Executed Today’s Guide to Halloween, Part II (Click here for Part I.)

Not enough time to assemble an individual masterpiece to play Halloween make-believe? Looking at that off-the-rack costume, that witch outfit from last year, and sighing that it’ll have to do?

No sweat.

Let Executed Today help you go from so generic to sui generis with a horrible backstory that adds conversation-starting depth to the most bland of disguises.

Witch

The Halloween standby has a few hundred thousand real-life executions of which we’ve covered a bare handful.

Anne de Chartraine, a Walloon teenager burnt for witchcraft during the Thirty Years’ War, makes a good characterization of the classic black-hat-and-broomstick outfit.

More complex occultist disguises might consider presenting themselves as poisoner La Voisin, author Jacques Cazotte or the Weirs.

Pirate

Avast, ye sea-dog — there be more pirates than Blackbeard.

Men (especially leftists, anarchists and Bostonians — but I repeat myself) will enjoy answering the inevitable question when representing as William Fly. Ladies — think Anne Bonny and Mary Read.

Ghost

Appropriately, the Great White North has interesting specters to round out the old white-sheet look. Haunt the scene of the kegstand as Madame Marie Josephte Corriveau or assassin Patrick Whelan.

Roman

Cicero is an obvious choice for the toga set, but consider writing Catiline on the nametag instead.

For the whole centurion look, call yourself Sejanus and start settling scores.

Soldier

There are many military looks for many times and places, of course, lots of them liable to be politically touchy in the wrong crowd.

Partisans like Zoya Kosmodemyanskaya and Evagoras Pallikarides cut heroic figures with a plain set of clothes, some basic military gear, and a knapsack full of consonants.

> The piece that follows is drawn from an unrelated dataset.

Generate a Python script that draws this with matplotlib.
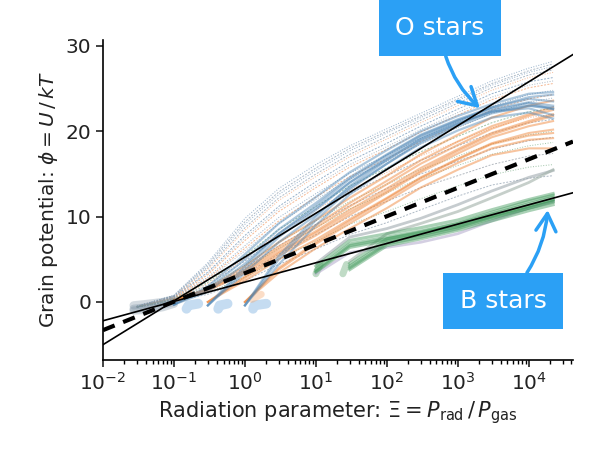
import matplotlib
matplotlib.use("Agg")
import matplotlib.pyplot as plt
import numpy as np

nan = np.nan

# shared grid of radiation parameter values
xi = [0.03, 0.1, 0.3, 1, 3, 10, 30, 100, 300, 1000, 3000, 10000, 22000]

# thin dotted runs (fan above the fits)
dotted_runs = [
    [-0.5, 0.8, 4.6, 9.8, 13.3, 16.1, 18.3, 20.3, 22.1, 24.1, 25.9, 27.4, 28.2],
    [-0.5, 0.75, 4.4, 9.4, 12.9, 15.7, 18.0, 20.0, 21.8, 23.8, 25.6, 27.1, 27.9],
    [-0.5, 0.7, 4.2, 9.1, 12.6, 15.4, 17.7, 19.8, 21.6, 23.6, 25.4, 26.9, 27.6],
    [-0.6, 0.65, 4.0, 8.7, 12.2, 15.0, 17.3, 19.4, 21.3, 23.3, 25.1, 26.6, 27.2],
    [-0.6, 0.6, 3.8, 8.4, 11.9, 14.7, 17.0, 19.1, 21.0, 23.0, 24.8, 26.3, 26.9],
    [-0.6, 0.6, 3.5, 7.8, 11.2, 14.1, 16.5, 18.6, 20.6, 22.6, 24.4, 25.8, 26.3],
    [-0.6, 0.55, 3.35, 7.5, 10.9, 13.7, 16.1, 18.2, 20.2, 22.2, 24.0, 25.4, 25.9],
    [-0.6, 0.5, 3.2, 7.2, 10.6, 13.4, 15.8, 17.9, 19.9, 21.9, 23.7, 25.1, 25.6],
    [-0.6, 0.5, 2.9, 6.6, 9.9, 12.7, 15.1, 17.2, 19.2, 21.1, 22.9, 24.3, 24.8],
    [-0.6, 0.45, 2.75, 6.3, 9.5, 12.3, 14.7, 16.8, 18.8, 20.7, 22.5, 23.8, 24.3],
    [-0.6, 0.4, 2.6, 6.0, 9.2, 12.0, 14.4, 16.5, 18.5, 20.4, 22.1, 23.4, 23.9],
    [-0.6, 0.4, 2.3, 5.4, 8.5, 11.2, 13.6, 15.7, 17.6, 19.4, 21.0, 22.3, 22.7],
    [-0.6, 0.35, 2.15, 5.1, 8.1, 10.8, 13.1, 15.2, 17.1, 18.8, 20.4, 21.6, 22.0],
    [-0.6, 0.3, 2.0, 4.8, 7.7, 10.4, 12.7, 14.8, 16.6, 18.3, 19.8, 21.0, 21.4],
    [-0.6, 0.3, 1.8, 4.3, 7.0, 9.5, 11.8, 13.8, 15.5, 17.1, 18.5, 19.6, 20.0],
    [-0.6, 0.25, 1.65, 4.0, 6.6, 9.1, 11.3, 13.3, 15.0, 16.5, 17.9, 18.9, 19.3],
    [-0.6, 0.2, 1.5, 3.8, 6.3, 8.7, 10.9, 12.8, 14.5, 16.0, 17.3, 18.3, 18.7],
    [-0.6, 0.2, 1.3, 3.3, 5.6, 7.9, 10.0, 11.8, 13.4, 14.8, 16.1, 17.1, 17.4],
    [-0.6, 0.1, 1.1, 2.9, 5.0, 7.1, 9.1, 10.6, 12.1, 13.6, 14.9, 15.8, 16.1],
    [-0.6, 0.1, 0.9, 2.5, 4.4, 6.2, 7.9, 9.3, 10.8, 12.4, 13.7, 14.5, 14.8],
]
dotted_colors = ["#7b9cbc", "#9aa9b8", "#7b9cbc", "#9aa9b8", "#f2a779", "#7b9cbc",
                 "#9aa9b8", "#f2a779", "#7b9cbc", "#f2a779", "#9aa9b8", "#86b592",
                 "#f2a779", "#9aa9b8", "#86b592", "#9aa9b8", "#86b592", "#a0a8b0",
                 "#86b592", "#9aa9b8"]

blue_runs = [
    [nan, -0.3, 1.8, 5.6, 9.2, 12.3, 15.2, 17.8, 20.0, 21.8, 23.2, 24.4, 24.6],
    [nan, -0.3, 1.5, 5.0, 8.5, 11.6, 14.6, 17.3, 19.6, 21.4, 22.8, 23.8, 23.5],
    [nan, -0.3, 1.2, 4.5, 8.0, 11.0, 14.0, 16.7, 19.0, 20.9, 22.3, 23.0, 22.6],
    [nan, nan, -0.4, 4.2, 8.0, 11.3, 14.4, 17.2, 19.5, 21.3, 22.6, 23.4, 23.0],
    [nan, nan, -0.4, 3.8, 7.6, 10.8, 14.0, 16.9, 19.3, 21.2, 22.8, 24.0, 24.3],
    [nan, nan, -0.4, 3.4, 7.0, 10.2, 13.4, 16.2, 18.6, 20.6, 22.1, 23.0, 22.8],
    [nan, nan, nan, -0.4, 5.4, 10.0, 13.6, 16.6, 19.1, 21.0, 22.3, 22.7, 21.9],
    [nan, nan, nan, -0.4, 5.0, 9.6, 13.2, 16.2, 18.8, 20.8, 22.4, 23.3, 22.6],
    [nan, nan, nan, -0.4, 4.4, 9.0, 12.6, 15.6, 18.1, 20.1, 21.6, 22.2, 21.5],
]
orange_runs = [
    [nan, 0.1, 1.6, 4.2, 7.0, 9.6, 12.2, 14.8, 17.3, 19.6, 21.6, 23.0, 23.6],
    [nan, 0.2, 1.5, 3.8, 6.5, 9.0, 11.6, 14.2, 16.6, 18.8, 20.6, 22.0, 22.8],
    [nan, 0.2, 1.4, 3.6, 6.2, 8.7, 11.2, 13.8, 16.2, 18.4, 20.3, 21.8, 22.5],
    [nan, 0.2, 1.3, 3.4, 5.9, 8.3, 10.8, 13.3, 15.7, 17.9, 19.8, 21.2, 22.0],
    [nan, nan, 0.0, 3.0, 5.7, 8.1, 10.5, 13.0, 15.4, 17.7, 19.6, 21.0, 21.8],
    [nan, nan, 0.0, 2.8, 5.4, 7.8, 10.2, 12.8, 15.2, 17.4, 19.3, 20.6, 21.2],
    [nan, nan, 0.0, 2.5, 5.0, 7.3, 9.7, 12.2, 14.6, 16.8, 18.6, 19.8, 20.2],
    [nan, nan, nan, 0.0, 4.0, 7.0, 9.5, 12.1, 14.5, 16.7, 18.5, 19.5, 19.8],
    [nan, nan, nan, 0.0, 3.8, 6.8, 9.2, 11.8, 14.2, 16.3, 18.0, 19.0, 19.2],
    [nan, nan, nan, 0.0, 3.4, 6.3, 8.6, 11.0, 13.4, 15.5, 17.2, 18.0, 18.0],
]
green_runs = [
    [nan, nan, nan, nan, nan, 4.2, 7.2, 8.0, 8.7, 9.6, 10.8, 12.0, 12.7],
    [nan, nan, nan, nan, nan, 3.8, 6.8, 7.6, 8.3, 9.2, 10.3, 11.5, 12.3],
    [nan, nan, nan, nan, nan, 3.6, 6.6, 7.4, 8.1, 9.0, 10.1, 11.3, 12.0],
    [nan, nan, nan, nan, nan, 3.5, 6.4, 7.2, 7.9, 8.8, 9.9, 11.0, 11.8],
    [nan, nan, nan, nan, nan, nan, 4.5, 7.4, 8.2, 9.2, 10.5, 11.8, 12.5],
    [nan, nan, nan, nan, nan, nan, 4.2, 7.0, 7.8, 8.8, 10.0, 11.2, 12.0],
    [nan, nan, nan, nan, nan, nan, 4.0, 6.8, 7.6, 8.6, 9.8, 11.0, 11.7],
    [nan, nan, nan, nan, nan, nan, 3.8, 6.6, 7.4, 8.4, 9.5, 10.7, 11.4],
]
gray_runs = [
    [nan, nan, nan, nan, nan, 3.3, 5.8, 6.4, 7.0, 8.0, 9.5, 11.0, 11.8],
    [nan, nan, nan, nan, nan, 4.5, 7.6, 8.6, 9.8, 11.4, 13.0, 14.6, 15.4],
    [nan, nan, nan, nan, nan, nan, 4.8, 8.0, 9.2, 10.6, 12.2, 14.0, 15.5],
]
gray_colors = ["#b8b0d0", "#a0aab0", "#a0b0a8"]

# starting blobs of the runs
blob_x = [0.027, 0.045, 0.07, 0.1]
blob_runs = [[-0.4, -0.2, 0.0, 0.3], [-0.8, -0.6, -0.3, 0.0], [-1.0, -0.9, -0.6, -0.2]]
blue_stub_x = [[0.15, 0.16, 0.22], [0.42, 0.44, 0.57], [1.3, 1.36, 2.0]]
blue_stub_y = [-0.8, -0.4, -0.2]
orange_stub_x = [[0.12, 0.17], [1.25, 1.7]]
orange_stub_y = [0.3, 0.9]
green_stub_x = [[10, 11.5], [24, 27]]
green_stub_y = [3.3, 4.4]

# power-law fits
fit_x = [0.01, 42000]
fit_upper = [-5.0, 29.0]
fit_mid = [-3.3, 18.8]
fit_lower = [-2.2, 12.8]

box_color = "#2ba0f5"

fig = plt.figure(figsize=(6, 4.69), dpi=100)
ax = fig.add_axes([0.1717, 0.2324, 0.7833, 0.6823])

for i, run in enumerate(dotted_runs):
    if i % 2 == 0:
        ax.plot(xi, run, color=dotted_colors[i], lw=0.7, alpha=0.8, ls=":")
    else:
        ax.plot(xi, run, color=dotted_colors[i], lw=0.7, alpha=0.8, ls="--", dashes=(2, 1.5))

for run in blob_runs:
    ax.plot(blob_x, run, color="#6f8799", lw=6, alpha=0.3, solid_capstyle="round")
for sx in blue_stub_x:
    ax.plot(sx, blue_stub_y, color="#6fa8dc", lw=7, alpha=0.4, solid_capstyle="round")
for sx in orange_stub_x:
    ax.plot(sx, orange_stub_y, color="#f5a061", lw=5, alpha=0.35, solid_capstyle="round")
for sx in green_stub_x:
    ax.plot(sx, green_stub_y, color="#4c9a5e", lw=5, alpha=0.35, solid_capstyle="round")

for run in orange_runs:
    ax.plot(xi, run, color="#f08a40", lw=1.5, alpha=0.5)
for run in blue_runs:
    ax.plot(xi, run, color="#4a84b5", lw=1.6, alpha=0.45)
for i, run in enumerate(gray_runs):
    ax.plot(xi, run, color=gray_colors[i], lw=2.0, alpha=0.6)
for run in green_runs:
    ax.plot(xi, run, color="#429a5c", lw=2.3, alpha=0.45)

ax.plot(fit_x, fit_upper, color="k", lw=1.2)
ax.plot(fit_x, fit_lower, color="k", lw=1.2)
ax.plot(fit_x, fit_mid, color="k", lw=3, ls="--", dashes=(3, 2.2))

ax.set_xscale("log")
ax.set_xlim(0.01, 42000)
ax.set_ylim(-6.8, 30.7)
ax.set_yticks([0, 10, 20, 30])
ax.spines["top"].set_visible(False)
ax.spines["right"].set_visible(False)
ax.spines["left"].set_linewidth(1.2)
ax.spines["bottom"].set_linewidth(1.2)
ax.tick_params(labelsize=14.5, width=1.2, length=5, color="#222222", labelcolor="#222222")
ax.tick_params(which="minor", width=1.0, length=3)

ax.set_xlabel(r"Radiation parameter: $\Xi = P_{\rm rad}\,/\,P_{\rm gas}$", fontsize=15, color="#222222")
ax.set_ylabel(r"Grain potential: $\phi = U\,/\,kT$", fontsize=14.5, color="#222222")

ax.annotate("O stars", xy=(2190, 22.5), xycoords="data",
            xytext=(440, 441), textcoords="figure pixels",
            ha="center", va="center", fontsize=18, color="white",
            bbox=dict(boxstyle="square,pad=0.65", fc=box_color, ec="none"),
            arrowprops=dict(arrowstyle="->,head_length=0.7,head_width=0.4", color=box_color,
                            lw=2.5, connectionstyle="arc3,rad=0.2", shrinkA=0, shrinkB=2))
ax.annotate("B stars", xy=(18600, 11.1), xycoords="data",
            xytext=(503, 168), textcoords="figure pixels",
            ha="center", va="center", fontsize=18, color="white",
            bbox=dict(boxstyle="square,pad=0.65", fc=box_color, ec="none"),
            arrowprops=dict(arrowstyle="->,head_length=0.7,head_width=0.4", color=box_color,
                            lw=2.5, connectionstyle="arc3,rad=0.2", shrinkA=0, shrinkB=2))

fig.savefig("out.png", dpi=100)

More formally equipped modern-ish choices of various different lands include Francisco Caamano, Breaker Morant, Mikhael Tukhachevsky, Claus von Stauffenberg, Dmytro Bilinchuk, Emil August Fieldorf, and Theophile Maupas et al.

Werewolf

This blog will always have a special place at the stake for supposed real-life lycanthrope Peter Stubbe, the “Werewolf of Bedburg” who was profiled in our very first post: he was executed October 31, 1589.

Executioner

Of course, there is one ubiquitous character in these pages — and his face isn’t always well-hidden.

Klutzy Brit Jack Ketch, prolific French Revolution headsman Sanson, U.S. President Grover Cleveland and (helpfully, for Halloween) flamboyantly costumed Italian executioner Mastro Titta are among the famous characters to tread the scaffold boards.